I also think I should point out that while he was singing the praises of good glassware and commanding me to drink out of the best, he was swigging back Pinotage from a wine-skin made from sheep’s bladders. So, you know, use it don’t use it.
THOU SHALT EXPERIMENT AT EVERY OPPORTUNITY
The Lord of Fermented Grape Juice told me that the true life of wine is found in variety. I suggested that he stole that line, you know, “Variety is the spice of life”? He smote me with a magnum of Quay 5 ‘light’ wine.
The Mighty and Mischievous Bacchus informed me that he has blessed the grape with such variety for a purpose, and it saddens him that so many choose to only drink one kind of wine, sadder still when they only drink from a single producer.
Drink much, he told me, but drink very different.
THOU SHALT KILL EVERY BOTTLE YOU OPEN
I felt happy that the God of Hedonism agreed with me on this.
THOU SHALT NOT COVET YOUR NEIGHBOUR’S SPOOFULATED WINE, INSTEAD YOU SHALL LAUGH AT HIS MISFORTUNE
Listen friends, fellow followers of Bacchus, the big guy was pretty forceful on this one. He told me to tell you that we are to avoid all wines that are manipulated, oaked, and de-alcoholised to an inch of their natural selves – to abstain from wines that are marketed as any thing other than wine.
The Dark Purple Lord said we are to no longer dirty ourselves with wines that taste of the factory, and not the vineyard; wines stained more with the human hand than with the pure pigments of the grape skin. He got a bit carried away here and recited a rather long poem about grapes, nymphs and the power of the moon.

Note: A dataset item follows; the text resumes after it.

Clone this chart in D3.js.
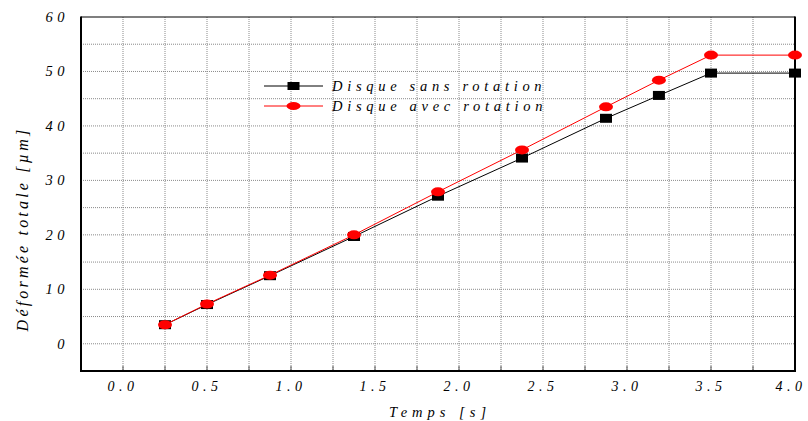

I asked about cows’ hooves and he simply scoffed.
THOU SHALT STOP BOTHERING WITH ALL THIS FOOD AND WINE MATCHING NONSENSE
The King of Quarts, and Prince of Pinot told me in a rather bemused voice that all this finicky choosing about what must be drunk with what food is mere pedantry. While he concedes that a true match of food and wine is one of the more sublime things on his weekly schedule, it is something that is best left to happen naturally.
He commands us to go out and drink and eat like him: copiously while grinning. We must not get bogged down with the details and miss the bigger picture. Rules, even those of the thumb, do not work with drinking wine, of that he said he was sure.
I asked him, with the courage of a few bottles of Chenin, that surely these commandments were also rules. “Commandments from Bacchus are very different to rules,” he thundered. He proceeded to open some very good Burgundy, so I left it at that.
THOU SHALT REMEMBER MY MAXIM: DRINK AND BE MERRY
I am still not convinced that the Big B in the Sky really came up with this one, but by this point he was getting a touch belligerent, so I let it slide.
Swaying like a snake, and clutching his wine-skin as if it were his mother’s bosom, he said the very reason he had bestowed a drink beverage as simple and epic as wine upon the human race was because we’re all a bunch of sad-acts and looked like we needed cheering up.
To get all up in knots about it, to get angry about a shite wine, or to complain bitterly about a wine being too dry or sweet is to miss the point entirely. “In Vino there may be Veritas” he said slurring, “but in merriment lies the Muse.” The god collapsed then, and I left him to sleep it off. I could already see the hangover coming, and I knew it was going to be a doozy.